Write out, word for word, every line from the first one through the line that holds "const yTickMin = 0, yTickMax", and nothing else; skip the pictures.

>> Begin Recorded information

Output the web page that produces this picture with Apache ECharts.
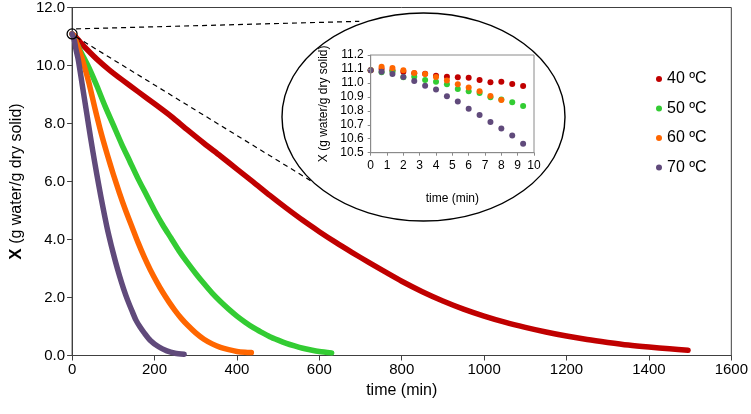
<!DOCTYPE html>
<html><head><meta charset="utf-8">
<script src="https://cdn.jsdelivr.net/npm/echarts@6/dist/echarts.min.js"></script>
<style>html,body{margin:0;padding:0;background:#fff}#c{width:751px;height:414px}</style>
</head><body><div id="c"></div>
<script>
// ---------- data ----------
const seriesNames = ['40 ºC', '50 ºC', '60 ºC', '70 ºC'];
const seriesColors = ['#C00000', '#33CC33', '#FF6600', '#604A7B'];

const xTickMin = 0, xTickMax = 1600, xTickStep = 200;
const yTickMin = 0, yTickMax = 12, yTickStep = 2;

const t40 = [0, 9.33, 20, 40, 60, 90, 120, 160, 200, 240, 280, 320, 360, 400, 440, 480, 520, 560, 600, 640, 680, 720, 760, 800, 850, 900, 950, 1000, 1050, 1100, 1150, 1200, 1250, 1300, 1350, 1400, 1450, 1495];
const x40 = [11.09, 10.98, 10.8, 10.5, 10.22, 9.85, 9.52, 9.1, 8.68, 8.25, 7.78, 7.32, 6.88, 6.43, 5.98, 5.52, 5.08, 4.66, 4.27, 3.9, 3.55, 3.21, 2.88, 2.56, 2.2, 1.88, 1.6, 1.36, 1.15, 0.97, 0.81, 0.67, 0.55, 0.45, 0.36, 0.29, 0.23, 0.18];

const t50 = [0, 9.33, 20, 40, 60, 80, 100, 120, 140, 160, 180, 200, 220, 240, 260, 280, 300, 320, 340, 360, 380, 400, 420, 440, 460, 480, 500, 520, 540, 560, 580, 600, 630];
const x50 = [11.09, 10.83, 10.5, 9.95, 9.3, 8.6, 7.95, 7.3, 6.7, 6.1, 5.55, 5.0, 4.5, 4.05, 3.6, 3.2, 2.83, 2.48, 2.15, 1.86, 1.6, 1.36, 1.15, 0.96, 0.8, 0.65, 0.53, 0.42, 0.33, 0.25, 0.19, 0.14, 0.09];

const t60 = [0, 4, 8, 15, 25, 40, 55, 70, 85, 100, 115, 130, 145, 160, 175, 190, 205, 220, 235, 250, 265, 280, 300, 320, 340, 360, 380, 400, 420, 435];
const x60 = [11.09, 11.05, 10.88, 10.62, 10.2, 9.45, 8.55, 7.7, 6.95, 6.25, 5.6, 5.0, 4.45, 3.9, 3.4, 2.95, 2.55, 2.18, 1.85, 1.55, 1.28, 1.05, 0.78, 0.56, 0.4, 0.28, 0.2, 0.14, 0.11, 0.1];

const t70 = [0, 5, 9.33, 15, 25, 35, 45, 55, 65, 75, 85, 95, 105, 115, 125, 135, 145, 155, 165, 175, 190, 210, 230, 250, 272];
const x70 = [11.09, 10.9, 10.56, 10.2, 9.3, 8.4, 7.5, 6.65, 5.85, 5.1, 4.4, 3.8, 3.25, 2.75, 2.3, 1.9, 1.55, 1.22, 0.98, 0.78, 0.52, 0.3, 0.16, 0.08, 0.04];

// inset (first minutes)
const insetXMin = 0, insetXMax = 10, insetXStep = 1;
const insetYMin = 10.5, insetYMax = 11.2, insetYStep = 0.1;
const insetTime = [0, 0.667, 1.333, 2, 2.667, 3.333, 4, 4.667, 5.333, 6, 6.667, 7.333, 8, 8.667, 9.333];
const inset40 = [11.09, 11.10, 11.09, 11.08, 11.07, 11.065, 11.052, 11.045, 11.04, 11.037, 11.02, 11.004, 11.009, 10.992, 10.978];
const inset50 = [11.09, 11.076, 11.08, 11.04, 11.045, 11.021, 11.009, 10.99, 10.956, 10.94, 10.928, 10.897, 10.882, 10.861, 10.834];
const inset60 = [11.09, 11.116, 11.107, 11.09, 11.071, 11.064, 11.042, 11.018, 10.99, 10.968, 10.94, 10.906, 10.877];
const inset70 = [11.09, 11.08, 11.064, 11.042, 11.014, 10.98, 10.952, 10.904, 10.866, 10.815, 10.77, 10.72, 10.674, 10.624, 10.564];

// ---------- chart ----------
const zip = (a, b) => b.map((v, i) => [a[i], v]);
const mainT = [t40, t50, t60, t70];
const mainX = [x40, x50, x60, x70];
const insetY = [inset40, inset50, inset60, inset70];

const FONT = 'Liberation Sans, Arial, sans-serif';
const chart = echarts.init(document.getElementById('c'), null, {renderer: 'canvas'});

const series = [];
for (let i = 0; i < 4; i++) {
  series.push({
    name: seriesNames[i], type: 'line', xAxisIndex: 0, yAxisIndex: 0,
    data: zip(mainT[i], mainX[i]), showSymbol: false, symbol: 'circle',
    smooth: 0.25,
    lineStyle: {color: seriesColors[i], width: 5.5, cap: 'round', join: 'round', opacity: 1},
    itemStyle: {color: seriesColors[i]}, z: 2 + i, silent: true, animation: false
  });
}
for (let i = 0; i < 4; i++) {
  series.push({
    name: seriesNames[i], type: 'scatter', xAxisIndex: 1, yAxisIndex: 1,
    data: zip(insetTime, insetY[i]), symbol: 'circle', symbolSize: 6,
    itemStyle: {color: seriesColors[i], opacity: 1}, z: 10 + i, silent: true, animation: false
  });
}

const axisCol = '#404040';
const insetCol = '#8a8a8a';
const plain = v => String(v);

chart.setOption({
  animation: false,
  textStyle: {fontFamily: FONT},
  grid: [
    {left: 72, top: 7, right: 18, bottom: 58.5, show: true, borderColor: axisCol, borderWidth: 1, backgroundColor: 'transparent'},
    {left: 370.7, top: 55, width: 163.3, height: 97.7, show: true, borderColor: insetCol, borderWidth: 1, z: 20}
  ],
  legend: {
    data: seriesNames, orient: 'vertical', left: 651, top: 65,
    icon: 'circle', itemWidth: 6, itemHeight: 6, itemGap: 11.5,
    textStyle: {fontSize: 16, color: '#000', fontFamily: FONT, lineHeight: 18},
    selectedMode: false
  },
  xAxis: [
    {type: 'value', gridIndex: 0, min: xTickMin, max: xTickMax, interval: xTickStep,
     name: 'time (min)', nameLocation: 'middle', nameGap: 21,
     nameTextStyle: {fontSize: 16, color: '#000', fontFamily: FONT},
     axisLine: {show: true, lineStyle: {color: axisCol, width: 1}},
     axisTick: {show: true, inside: false, length: 5, lineStyle: {color: axisCol}},
     axisLabel: {fontSize: 15, color: '#000', margin: 7, fontFamily: FONT, formatter: plain},
     splitLine: {show: false}},
    {type: 'value', gridIndex: 1, min: insetXMin, max: insetXMax, interval: insetXStep,
     name: 'time (min)', nameLocation: 'middle', nameGap: 40,
     nameTextStyle: {fontSize: 12, color: '#000', fontFamily: FONT},
     axisLine: {show: true, lineStyle: {color: insetCol, width: 1}},
     axisTick: {show: true, inside: false, length: 3, lineStyle: {color: insetCol}},
     axisLabel: {fontSize: 12, color: '#000', margin: 7, fontFamily: FONT, formatter: plain},
     splitLine: {show: false}, z: 20}
  ],
  yAxis: [
    {type: 'value', gridIndex: 0, min: yTickMin, max: yTickMax, interval: yTickStep,
     name: '{b|X} (g water/g dry solid)', nameLocation: 'middle', nameGap: 42,
     nameTextStyle: {fontSize: 16, color: '#000', fontFamily: FONT,
       rich: {b: {fontSize: 17, fontWeight: 'bold', color: '#000', fontFamily: FONT}}},
     axisLine: {show: true, lineStyle: {color: axisCol, width: 1}},
     axisTick: {show: true, inside: false, length: 5, lineStyle: {color: axisCol}},
     axisLabel: {fontSize: 15, color: '#000', margin: 7, fontFamily: FONT, formatter: v => v.toFixed(1)},
     splitLine: {show: false}},
    {type: 'value', gridIndex: 1, min: insetYMin, max: insetYMax, interval: insetYStep,
     name: 'X (g water/g dry solid)', nameLocation: 'middle', nameGap: 41,
     nameTextStyle: {fontSize: 12, color: '#000', fontFamily: FONT},
     axisLine: {show: true, lineStyle: {color: insetCol, width: 1}},
     axisTick: {show: true, inside: false, length: 3, lineStyle: {color: insetCol}},
     axisLabel: {fontSize: 12, color: '#000', margin: 7, fontFamily: FONT, formatter: v => v.toFixed(1)},
     splitLine: {show: false}, z: 20}
  ],
  series: series
});

// zoom-circle, ellipse and connector lines
const p0 = chart.convertToPixel({gridIndex: 0}, [t70[0], x70[0]]);
const ell = {cx: 423.5, cy: 117, rx: 141.5, ry: 104};
const onEll = deg => {
  const a = deg * Math.PI / 180;
  return [ell.cx + ell.rx * Math.cos(a), ell.cy - ell.ry * Math.sin(a)];
};
const e1 = onEll(117), e2 = onEll(219);
const dash = {stroke: '#000', lineWidth: 1.2, lineDash: [5, 4]};
chart.setOption({
  graphic: [
    {type: 'ellipse', shape: ell, style: {fill: 'none', stroke: '#000', lineWidth: 1.4}, z: 30, silent: true},
    {type: 'circle', shape: {cx: p0[0], cy: p0[1], r: 5}, style: {fill: 'none', stroke: '#000', lineWidth: 1.3}, z: 30, silent: true},
    {type: 'line', shape: {x1: p0[0] + 4, y1: p0[1] - 5, x2: e1[0], y2: e1[1] - 3}, style: dash, z: 30, silent: true},
    {type: 'line', shape: {x1: p0[0] + 4, y1: p0[1] + 3, x2: e2[0], y2: e2[1]}, style: dash, z: 30, silent: true}
  ]
});
</script>
</body></html>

>> End Recorded information

- Complete answer:
Output the web page that produces this picture with Apache ECharts.
<!DOCTYPE html>
<html><head><meta charset="utf-8">
<script src="https://cdn.jsdelivr.net/npm/echarts@6/dist/echarts.min.js"></script>
<style>html,body{margin:0;padding:0;background:#fff}#c{width:751px;height:414px}</style>
</head><body><div id="c"></div>
<script>
// ---------- data ----------
const seriesNames = ['40 ºC', '50 ºC', '60 ºC', '70 ºC'];
const seriesColors = ['#C00000', '#33CC33', '#FF6600', '#604A7B'];

const xTickMin = 0, xTickMax = 1600, xTickStep = 200;
const yTickMin = 0, yTickMax = 12, yTickStep = 2;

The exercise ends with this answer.